Anthology Steering Committee (ASC) and the Anthology Advisory Board (AAB). The ASC was created at the behest of the ACL Anthology Editor to oversee the Anthology, as the responsibility for the entire CL/NLP literature is too large for a single person to manage. The ASC consists of Jing-Shin Chang as ACL Info Officer, Min-Yen Kan as ACL Anthology Editor and Paola Merlo as CL Editor. Attempts to convene the ASC this past year failed due to several missed meetings and difficulty finding good availability between its three members. With the pressing need for better management, Marti Hearst, ACL President, commissioned a Anthology Advisory Board (consisting of Steven Bird as an informal adviser, Bonnie Dorr, Min-Yen Kan as ACL Anthology Editor, Dragomir Radev as chair, Stuart Shieber, Mark Steedman and Simone Teufel) to find and replace the current Editor by end of 2018. This Board is currently working on the matter.

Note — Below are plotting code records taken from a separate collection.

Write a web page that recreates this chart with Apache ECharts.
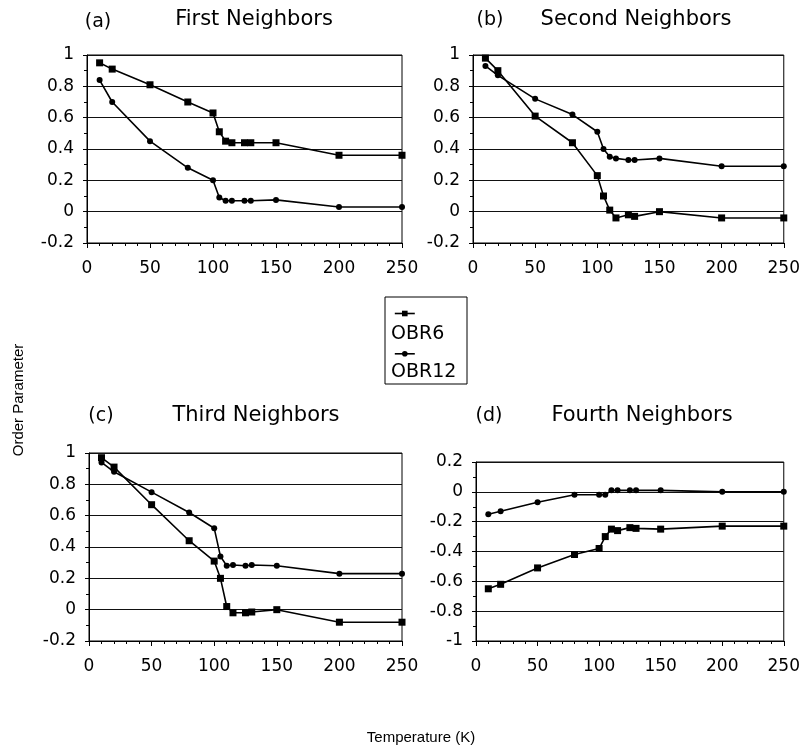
<!DOCTYPE html>
<html>
<head>
<meta charset="utf-8">
<script src="https://cdn.jsdelivr.net/npm/echarts@6/dist/echarts.min.js"></script>
<style>
  html, body { margin: 0; padding: 0; background: #fff; }
  #chart { width: 803px; height: 751px; }
</style>
</head>
<body>
<div id="chart"></div>
<script>
// temperatures (K) shared by every panel
const temps = [10, 20, 50, 80, 100, 105, 110, 115, 125, 130, 150, 200, 250];

// (a) first neighbors
const firstObr6 = [0.95, 0.91, 0.81, 0.70, 0.63, 0.51, 0.45, 0.44, 0.44, 0.44, 0.44, 0.36, 0.36];
const firstObr12 = [0.84, 0.70, 0.45, 0.28, 0.20, 0.09, 0.07, 0.07, 0.07, 0.07, 0.075, 0.03, 0.03];
// (b) second neighbors
const secondObr6 = [0.98, 0.90, 0.61, 0.44, 0.23, 0.10, 0.01, -0.04, -0.02, -0.03, 0.00, -0.04, -0.04];
const secondObr12 = [0.93, 0.87, 0.72, 0.62, 0.51, 0.40, 0.35, 0.34, 0.33, 0.33, 0.34, 0.29, 0.29];
// (c) third neighbors
const thirdObr6 = [0.97, 0.91, 0.67, 0.44, 0.31, 0.20, 0.02, -0.02, -0.02, -0.015, 0.00, -0.08, -0.08];
const thirdObr12 = [0.94, 0.88, 0.75, 0.62, 0.52, 0.34, 0.28, 0.285, 0.28, 0.285, 0.28, 0.23, 0.23];
// (d) fourth neighbors
const fourthObr6 = [-0.65, -0.62, -0.51, -0.42, -0.38, -0.30, -0.25, -0.26, -0.24, -0.245, -0.25, -0.23, -0.23];
const fourthObr12 = [-0.15, -0.13, -0.07, -0.02, -0.02, -0.02, 0.01, 0.01, 0.01, 0.01, 0.01, 0.00, 0.00];

const seriesNames = ["OBR6", "OBR12"];
const panelLetters = ["(a)", "(b)", "(c)", "(d)"];
const panelTitles = ["First Neighbors", "Second Neighbors", "Third Neighbors", "Fourth Neighbors"];
const yRanges = [[-0.2, 1], [-0.2, 1], [-0.2, 1], [-1, 0.2]];

const panelData = [
  [firstObr6, firstObr12],
  [secondObr6, secondObr12],
  [thirdObr6, thirdObr12],
  [fourthObr6, fourthObr12],
];

const grids = [
  { left: 87, top: 55, width: 315, height: 188 },
  { left: 473, top: 55, width: 315, height: 188 },
  { left: 89, top: 453, width: 313, height: 188 },
  { left: 476, top: 462, width: 312, height: 179 },
];

const FONT = "DejaVu Sans, Verdana, sans-serif";
const FONT2 = "Liberation Sans, Arial, sans-serif";

const chart = echarts.init(document.getElementById("chart"));

const xAxes = grids.map((g, i) => ({
  type: "value",
  gridIndex: i,
  min: 0,
  max: 250,
  interval: 50,
  axisLine: { show: true, onZero: false, lineStyle: { color: "#000", width: 1 } },
  axisTick: { show: true, length: 5, lineStyle: { color: "#000" } },
  minorTick: { show: true, splitNumber: 5, length: 3, lineStyle: { color: "#000" } },
  splitLine: { show: false },
  axisLabel: { color: "#000", fontSize: 17, fontFamily: FONT, margin: 17 },
}));

const yAxes = grids.map((g, i) => ({
  type: "value",
  gridIndex: i,
  min: yRanges[i][0],
  max: yRanges[i][1],
  interval: 0.2,
  axisLine: { show: true, onZero: false, lineStyle: { color: "#000", width: 1 } },
  axisTick: { show: true, length: 4, lineStyle: { color: "#000" } },
  minorTick: { show: true, splitNumber: 2, length: 3, lineStyle: { color: "#000" } },
  splitLine: { show: true, lineStyle: { color: "#111", width: 1 } },
  axisLabel: { color: "#000", fontSize: 17, fontFamily: FONT, margin: 13 },
}));

const series = [];
panelData.forEach((pair, i) => {
  pair.forEach((vals, k) => {
    series.push({
      name: seriesNames[k],
      type: "line",
      xAxisIndex: i,
      yAxisIndex: i,
      data: temps.map((t, j) => [t, vals[j]]),
      symbol: k === 0 ? "rect" : "circle",
      symbolSize: k === 0 ? 7 : 6,
      showAllSymbol: true,
      lineStyle: { color: "#000", width: 1.6 },
      itemStyle: { color: "#000" },
      emphasis: { disabled: true },
      animation: false,
    });
  });
});

// panel headings
const letterPos = [[98, 22], [490, 20], [101, 416], [489, 416]];
const namePos = [[254, 20], [636, 20], [256, 416], [642, 416]];
const headings = [];
grids.forEach((g, i) => {
  headings.push({
    type: "text",
    x: letterPos[i][0],
    y: letterPos[i][1],
    style: { text: panelLetters[i], fontSize: 19, fontFamily: FONT, fill: "#000", align: "center", verticalAlign: "middle" },
  });
  headings.push({
    type: "text",
    x: namePos[i][0],
    y: namePos[i][1],
    style: { text: panelTitles[i], fontSize: 21, fontFamily: FONT, fill: "#000", align: "center", verticalAlign: "middle" },
  });
});

const option = {
  backgroundColor: "#fff",
  animation: false,
  grid: grids.map((g) => ({ ...g, show: true, borderColor: "#000", borderWidth: 1, backgroundColor: "transparent" })),
  xAxis: xAxes,
  yAxis: yAxes,
  legend: {
    data: seriesNames,
    orient: "vertical",
    left: 389,
    top: 305,
    itemWidth: 20,
    itemHeight: 7,
    itemGap: 34,
    formatter: () => "",
    textStyle: { fontSize: 6 },
    selectedMode: false,
    itemStyle: { color: "#000" },
    lineStyle: { color: "#000", width: 1.6 },
  },
  graphic: headings.concat([
    {
      type: "rect",
      shape: { x: 385, y: 297, width: 82, height: 87 },
      style: { fill: "none", stroke: "#000", lineWidth: 1 },
      z: -1,
    },
    {
      type: "text",
      x: 391,
      y: 334,
      style: { text: "OBR6", fontSize: 19, fontFamily: FONT, fill: "#000", verticalAlign: "middle" },
    },
    {
      type: "text",
      x: 391,
      y: 372,
      style: { text: "OBR12", fontSize: 19, fontFamily: FONT, fill: "#000", verticalAlign: "middle" },
    },
    {
      type: "text",
      x: 19,
      y: 400,
      rotation: Math.PI / 2,
      style: { text: "Order Parameter", fontSize: 15, fontFamily: FONT2, fill: "#000", align: "center", verticalAlign: "middle" },
    },
    {
      type: "text",
      x: 421,
      y: 738,
      style: { text: "Temperature (K)", fontSize: 15, fontFamily: FONT2, fill: "#000", align: "center", verticalAlign: "middle" },
    },
  ]),
  series: series,
};

chart.setOption(option);
</script>
</body>
</html>
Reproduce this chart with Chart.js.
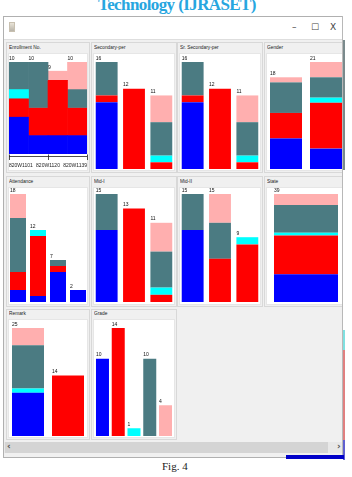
<!DOCTYPE html>
<html><head><meta charset="utf-8">
<script src="https://cdn.jsdelivr.net/npm/chart.js@4"></script>
<style>
html,body{margin:0;padding:0;background:#fff;width:352px;height:477px;overflow:hidden;position:relative;font-family:"Liberation Sans",Arial,sans-serif}
.abs{position:absolute}
#title{left:98px;top:-5px;font:bold 17px "Liberation Serif",serif;letter-spacing:-0.6px;color:#27a6df;white-space:nowrap}
.panel{position:absolute;border:1px solid #d8d8d8;box-sizing:border-box;background:#f0f0f0}
.white{position:absolute;background:#fff;border:1px solid #e6e6e6;box-sizing:border-box}
.plabel{position:absolute;font-size:6px;line-height:6px;color:#222;white-space:nowrap;transform:scaleX(0.8);transform-origin:0 0}
canvas{position:absolute}
#fig{left:162px;top:460px;font:11px "Liberation Serif",serif;color:#222}
</style>
</head><body>
<div id="title" class="abs">Technology (IJRASET)</div>
<div id="clip" class="abs" style="left:0;top:0;width:343px;height:477px;overflow:hidden">
  <div class="abs" style="left:3px;top:16px;width:341px;height:442px;border:1px solid #b0b0b0;box-sizing:border-box;background:#f0f0f0"></div>
  <div class="abs" style="left:4px;top:17px;width:339px;height:22px;background:#fff;border-bottom:1px solid #dedede"></div>
  <div class="abs" style="left:9px;top:22px;width:6px;height:10px;background:linear-gradient(#e9e4d8,#b8b3a8);border:1px solid #c8c0b0;box-sizing:border-box"></div>
  <div class="abs" style="left:292px;top:22px;font:9px 'DejaVu Sans';color:#444">–</div>
  <div class="abs" style="left:311px;top:22px;font:9px 'DejaVu Sans';color:#444">☐</div>
  <div class="abs" style="left:330px;top:22px;font:9px 'DejaVu Sans';color:#444">X</div>
  <div id="panels"></div>
  <div class="abs" style="left:4px;top:442px;width:339px;height:11px;background:#e8e8e8"></div>
  <div class="abs" style="left:5px;top:442px;width:323px;height:11px;background:#d4d4d4"></div>
  <div class="abs" style="left:7px;top:441px;font:bold 9px 'DejaVu Sans';color:#555">‹</div>
  <div class="abs" style="left:337px;top:441px;font:bold 9px 'DejaVu Sans';color:#555">›</div>
  <div class="abs" style="left:342px;top:16px;width:1px;height:442px;background:#b8b8b8"></div>
</div>
<div class="abs" style="left:343px;top:40px;width:2px;height:130px;background:#7a8a8c"></div>
<div class="abs" style="left:343px;top:330px;width:2px;height:20px;background:#7fe0e0"></div>
<div class="abs" style="left:343px;top:350px;width:2px;height:90px;background:#e08080"></div>
<div class="abs" style="left:343px;top:440px;width:2px;height:20px;background:#6060d0"></div>
<div class="abs" style="left:286px;top:455px;width:58px;height:4px;background:#0000c8"></div>
<div id="fig" class="abs">Fig. 4</div>
<script>
// ---------- DATA (class order, bottom to top: blue, red, cyan, grey, pink) ----------
const classNames = ['Grade 1','Grade 2','Grade 3','Grade 4','Grade 5'];
const classColors = ['#0000ff','#ff0000','#00ffff','rgb(75,123,130)','rgb(255,175,175)'];

const enrollmentBins = ['1101-1110','1110-1120','1120-1129','1129-1139'];
const enrollmentBlue = [4,2,2,2];
const enrollmentRed  = [2,3,6,3];
const enrollmentCyan = [1,0,0,0];
const enrollmentGrey = [3,5,0,2];
const enrollmentPink = [0,0,1,3];
const enrollmentTicks = [1101,1120,1139];
const enrollmentPrefix = '820W';

const secondaryCats = ['low','mid','high'];
const secondaryBlue = [10,0,0];
const secondaryRed  = [1,12,1];
const secondaryCyan = [0,0,1];
const secondaryGrey = [5,0,5];
const secondaryPink = [0,0,4];

const srSecondaryCats = ['low','mid','high'];
const srSecondaryBlue = [10,0,0];
const srSecondaryRed  = [1,12,1];
const srSecondaryCyan = [0,0,1];
const srSecondaryGrey = [5,0,5];
const srSecondaryPink = [0,0,4];

const genderCats = ['Male','Female'];
const genderBlue = [6,4];
const genderRed  = [5,9];
const genderCyan = [0,1];
const genderGrey = [6,4];
const genderPink = [1,3];

const attendanceCats = ['1','2','3','4'];
const attendanceBlue = [2,1,5,2];
const attendanceRed  = [3,10,1,0];
const attendanceCyan = [0,1,0,0];
const attendanceGrey = [9,0,1,0];
const attendancePink = [4,0,0,0];

const mid1Cats = ['1','2','3'];
const mid1Blue = [10,0,0];
const mid1Red  = [0,13,1];
const mid1Cyan = [0,0,1];
const mid1Grey = [5,0,5];
const mid1Pink = [0,0,4];

const mid2Cats = ['1','2','3'];
const mid2Blue = [10,0,0];
const mid2Red  = [0,6,8];
const mid2Cyan = [0,0,1];
const mid2Grey = [5,5,0];
const mid2Pink = [0,4,0];

const stateCats = ['State'];
const stateBlue = [10];
const stateRed  = [14];
const stateCyan = [1];
const stateGrey = [10];
const statePink = [4];

const remarkCats = ['Pass','Fail'];
const remarkBlue = [10,0];
const remarkRed  = [0,14];
const remarkCyan = [1,0];
const remarkGrey = [10,0];
const remarkPink = [4,0];

const gradeCats = ['1','2','3','4','5'];
const gradeBlue = [10,0,0,0,0];
const gradeRed  = [0,14,0,0,0];
const gradeCyan = [0,0,1,0,0];
const gradeGrey = [0,0,0,10,0];
const gradePink = [0,0,0,0,4];

// ---------- LAYOUT ----------
const colWhite = [[8,88],[93,175],[179,261],[266,346]];
const rowBarTop = [62,194,328];
const rowBarBottom = [169,302,436];
const rowWhite = [[53,171],[187,305],[319,438]];
const rowPanel = [[42,173],[176,307],[309,440]];

const panels = [
  {name:'Enrollment No.', col:0,row:0, cats:enrollmentBins, s:[enrollmentBlue,enrollmentRed,enrollmentCyan,enrollmentGrey,enrollmentPink], hist:true, pad:1},
  {name:'Secondary-per', col:1,row:0, cats:secondaryCats, s:[secondaryBlue,secondaryRed,secondaryCyan,secondaryGrey,secondaryPink]},
  {name:'Sr. Secondary-per', col:2,row:0, cats:srSecondaryCats, s:[srSecondaryBlue,srSecondaryRed,srSecondaryCyan,srSecondaryGrey,srSecondaryPink]},
  {name:'Gender', col:3,row:0, cats:genderCats, s:[genderBlue,genderRed,genderCyan,genderGrey,genderPink]},
  {name:'Attendance', col:0,row:1, cats:attendanceCats, s:[attendanceBlue,attendanceRed,attendanceCyan,attendanceGrey,attendancePink]},
  {name:'Mid-I', col:1,row:1, cats:mid1Cats, s:[mid1Blue,mid1Red,mid1Cyan,mid1Grey,mid1Pink]},
  {name:'Mid-II', col:2,row:1, cats:mid2Cats, s:[mid2Blue,mid2Red,mid2Cyan,mid2Grey,mid2Pink]},
  {name:'State', col:3,row:1, cats:stateCats, s:[stateBlue,stateRed,stateCyan,stateGrey,statePink]},
  {name:'Remark', col:0,row:2, cats:remarkCats, s:[remarkBlue,remarkRed,remarkCyan,remarkGrey,remarkPink]},
  {name:'Grade', col:1,row:2, cats:gradeCats, s:[gradeBlue,gradeRed,gradeCyan,gradeGrey,gradePink], pad:1.6, cp:0.825}
];

const totalsPlugin = {
  id:'totals',
  afterDatasetsDraw(chart){
    const ctx = chart.ctx, ys = chart.scales.y, n = chart.data.labels.length;
    ctx.save();
    ctx.fillStyle = '#111';
    ctx.font = '5px "Liberation Sans"';
    ctx.textAlign = 'left';
    ctx.textBaseline = 'alphabetic';
    for (let i=0;i<n;i++){
      let t = 0;
      chart.data.datasets.forEach(d => t += d.data[i]);
      const el = chart.getDatasetMeta(0).data[i];
      ctx.fillText(String(t), el.x - el.width/2, ys.getPixelForValue(t) - 2.5);
    }
    // numeric histogram axis (Enrollment No.): min / mid / max along the bin extent
    if (chart.options.plugins.totals && chart.options.plugins.totals.histAxis){
      const meta = chart.getDatasetMeta(0).data;
      const x0 = meta[0].x - meta[0].width/2;
      const x1 = meta[meta.length-1].x + meta[meta.length-1].width/2;
      const vmin = enrollmentTicks[0], vmax = enrollmentTicks[enrollmentTicks.length-1];
      const px = v => x0 + (v - vmin) / (vmax - vmin) * (x1 - x0);
      const base = ys.getPixelForValue(0);
      const yl = base + 2.5;
      ctx.strokeStyle = '#222';
      ctx.lineWidth = 0.8;
      ctx.beginPath();
      ctx.moveTo(x0, yl); ctx.lineTo(x1, yl);
      enrollmentTicks.forEach(v => {
        const x = Math.round(px(v)) + 0.5;
        ctx.moveTo(x, base + 0.5); ctx.lineTo(x, base + 6);
      });
      ctx.stroke();
      ctx.fillStyle = '#222';
      ctx.font = '5px "Liberation Sans"';
      enrollmentTicks.forEach((v, i) => {
        ctx.textAlign = i === 0 ? 'left' : (i === enrollmentTicks.length-1 ? 'right' : 'center');
        ctx.fillText(enrollmentPrefix + v, px(v), base + 13);
      });
    }
    ctx.restore();
  }
};

const host = document.getElementById('panels');
panels.forEach((p, k) => {
  const [wl, wr] = p.col === 3 ? [266,343] : colWhite[p.col];
  const [pt, pb] = rowPanel[p.row];
  const [wt, wb] = rowWhite[p.row];
  const pan = document.createElement('div');
  pan.className = 'panel';
  pan.style.cssText = `left:${wl-2}px;top:${pt}px;width:${wr-wl+4}px;height:${pb-pt}px`;
  host.appendChild(pan);
  const wh = document.createElement('div');
  wh.className = 'white';
  wh.style.cssText = `left:${wl}px;top:${wt}px;width:${wr-wl}px;height:${wb-wt}px`;
  host.appendChild(wh);
  const lab = document.createElement('div');
  lab.className = 'plabel';
  lab.textContent = p.name;
  lab.style.cssText = `left:${wl+1}px;top:${wt-9}px`;
  host.appendChild(lab);

  const cw = colWhite[p.col];
  const cv = document.createElement('canvas');
  const top = rowBarTop[p.row] - 9;
  const h = p.hist ? (rowWhite[0][1] - top) : (rowBarBottom[p.row] - rowBarTop[p.row] + 11);
  cv.width = cw[1]-cw[0]; cv.height = h;
  cv.style.left = cw[0]+'px'; cv.style.top = top+'px';
  cv.style.width = cv.width+'px'; cv.style.height = h+'px';
  host.appendChild(cv);

  const totals = p.cats.map((_, i) => p.s.reduce((a, arr) => a + arr[i], 0));
  const maxT = Math.max(...totals);
  new Chart(cv, {
    type:'bar',
    data:{
      labels:p.cats,
      datasets:p.s.map((arr, j) => ({
        label:classNames[j], data:arr, backgroundColor:classColors[j], borderWidth:0,
        categoryPercentage: p.hist ? 1 : (p.cp || 0.8), barPercentage:1
      }))
    },
    options:{
      responsive:false, maintainAspectRatio:false, animation:false, devicePixelRatio:1,
      layout:{padding:{top:9, bottom: p.hist ? 17 : 2, left:p.pad||0, right:p.pad||0}},
      plugins:{legend:{display:false}, tooltip:{enabled:false}, totals:{histAxis:!!p.hist}},
      scales:{
        x:{display:false, stacked:true},
        y:{display:false, stacked:true, min:0, max:maxT}
      }
    },
    plugins:[totalsPlugin]
  });
});
</script>
</body></html>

Anthology Server Home. The Anthology's current home at Saarlands will possibly need to change soon as the two volunteers helping the Editor to maintain it are leaving soon. There may be no technical staff that can manage the Anthology. There were plans to integrate the Anthology with the VPS shared hosting of aclweb.org, but is of current, there is no firm date or plan to do the migration. This is an issue that needs to be resolved.

Mailing List. The Anthology mailing list's (http://groups.google.com/group/acl-anthology) membership pool has grown, now consisting of 895 members (up from 763 from a year ago). This is an announcement-only list, where we notify members of newly listed released materials online.

Auxiliary Ingestion. The Anthology now has ingestion workflows for software, datasets, general attachments, slides and posters that are hosted with the ACL Anthology. One important problem is with keeping certain media updated in the publication workflows for conferences -- supplemental materials, videos and posters are ingestable and have processes within the Anthology Editor's workflows, but these seem less well formed for individual conferences. We recommend that the Conference chair come up with good interfacing between authors, vendors and the Anthology.

Digital Object Identifiers. We have assigned DOIs to all ACL materials in 2015 and have assigned ones to all current material, minus TACL. With our current practice of assigning DOIs to all materials, our costs are likely to escalate to at least US$ 3K as we digitally publish at least this amount of scholarly articles.

ACL Anthology Reference Corpus version 3 (ACL ARC 3). We have gotten blessings from the LDC, for distribution of a new reference corpus. This is a priority in the development of the Anthology as a scientific corpus itself but needs to be delayed until the current Editor can step down and concentrate on this development.

Work Queue. The current state of ingestion and development of the ACL Anthology is publicly available on the ACL Anthology's footer. New this report is the incorporating of historical ingestion logs as well. https://docs.google.com/spreadsheets/d/166W-eIJX2rzCACbjpQYOaruJda7bTZrY7MBw_oa7B2E/pubhtml

Accomplishments for this year

  1. Negotiating with Google Scholar to index aclanthology.info. While done, this is a temporary fix until the Anthology can find a home within www.aclweb.org as required by Google Scholar.
  2. End of lifetime support for the legacy Anthology.
  3. Incorporation of ACL 2017 materials with DOIs printed on the actual paper proceedings. Unfortunately, there has not been take up of this idea with more recent conference chairs.
  4. Containerization of the Anthology. We need volunteers to create a network of mirrors to the Anthology.
  5. Publication of a short paper in the NLP-OSS workshop with volunteer group.
  6. Moving the Anthology (-PDFs) from the NUS underresourced Virtual Machine to Universität des Saarlands.
  7. Massive CL/NLP BibTeX file. We recreate a single BibTeX file for all Anthology materials after a period of ingestions.
  8. Incorporating of historical ingestion logs in the public Google Doc.
  9. Refinement of outstanding issues into the GitHub open source codebase.
  10. Migration the GitHub codebase to the central ACL GitHub account.

Plans, Prioritized

  1. We are capturing abstracts (albeit with some noise) from START, but have yet to successfully integrate this into the ACL Anthology's index.
  2. For long-term preservation, to create a XML representation of all of the metadata used to create the Anthology. This is similar in nature to the XML dump of DBLP or Wikipedia. It allows a clean separation of the underlying data in the Anthology from the code used to present it.
  3. Collaboration with START (also may involve the Conference Officer's work) to integrate user accounts in their system. This would allow START to have authority records for authors such that new paper submissions might start with correct, canonical forms of author names. The ASC is aware of ORCIDs and other name authority systems that might also be useful in this process.
  4. Collaboration with ELRA to allow the categorization of papers against the LRE Map and ISLRNs.
  5. To allow third-party applications to automatically annotate articles with new metadata on existing papers via an API. Such an API is a production API, allowing third-parties to add auto-analyzed materials to the Anthology (e.g., auto-extracted keywords, summaries). This will raise the visibility of the Anthology as a object of study, complementing work on the ACL ARC.